Sunday, August 02, 2009

MIFF 2009 Day 9 - 1/8/09

I'd planned to see the Roy Andersson shorts but MIFF-fatigue got the better of me and I took the early part of the day off. I wasn't impressed with either film I did see.
  • Hansel and Gretel (Yim Phil-Sung, South Korea, 2007)
  • Double Take (Johan Grimonprez, Belgium/Germany/Netherlands, 2009)
Hansel and Gretel
Koreans are great with horror, when they get it right. Unfortunately, this isn't one of them. It looks great, but the story is a narrative mess and is way too long. A man crashes his car on an isolated road and is lead by a child through the forest where he is taken to a remote cottage. The film re-imagines the Hansel and Gretel tale, subverting expectations along the way. It starts out almost farcical and perhaps would have been better had it stayed that way. When the story becomes darker, its horror never quite convinces. The story is all over the place and I found it very unsatisfying. It's my least favourite film at MIFF yet.

Double Take
I imagine there's a large festival demand for films like this one, but Double Take did nothing for me. Basically it's a visual essay with what I felt had very little to say and padded the film's very long 80 minutes much like a reality TV show - the way the same scene is repeated over and over again.
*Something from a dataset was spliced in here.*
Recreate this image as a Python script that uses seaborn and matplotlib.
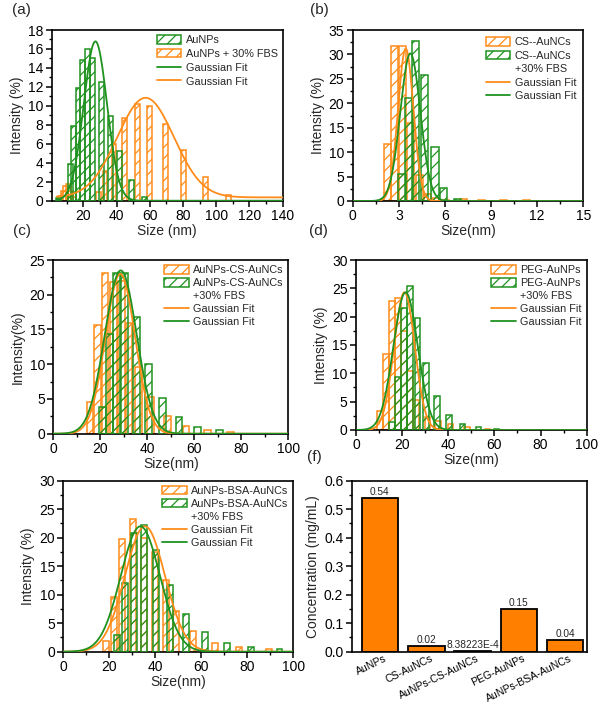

OK, Hitch had body doubles. OK, The Birds is a metaphor for the Soviet threat and tapped into people's anxieties of the era. And OK, JFK was assassinated because of his liberal stance on the Cold War. I could see it all coming a mile away, and it took so long to make its points, and it made them without substance. This is not my kind of film at all - neither satisfying as a documentary and nor for its playful manipulation of Hitchcock's signature image.

6 comments:

Anonymous said...

Hi Paul, I totally agree with you. In fact I took it one step further and walked out on it (I was the tall gentleman who walked past you when walking out after intitially going out earlier to get a wine and a choc-top that I thought would help me get through it!)

Paul Martin said...

Double Take or Hansel and Gretel?

Anonymous said...

sorry mate, Hansel and Gretel. I thought is was awful, first 20 minutes or so showed potential and was quite quirky but went downhill fast.

Glenn Dunks said...

I actually thought "Hansel and Gretel" was quite offensive. Nothing in the first two acts of that movie earned the director the right to turn his film into one about child rape, abuse and torture. It was no better than a "Saw" or "Hostel" film.

dmk said...

You were so right about Double Take.

Boring as shit. And so damn overlong and confusing too.

Paul Martin said...

See D, we do agree sometimes. I didn't really find it confusing though, just very, very thin and insubstantial.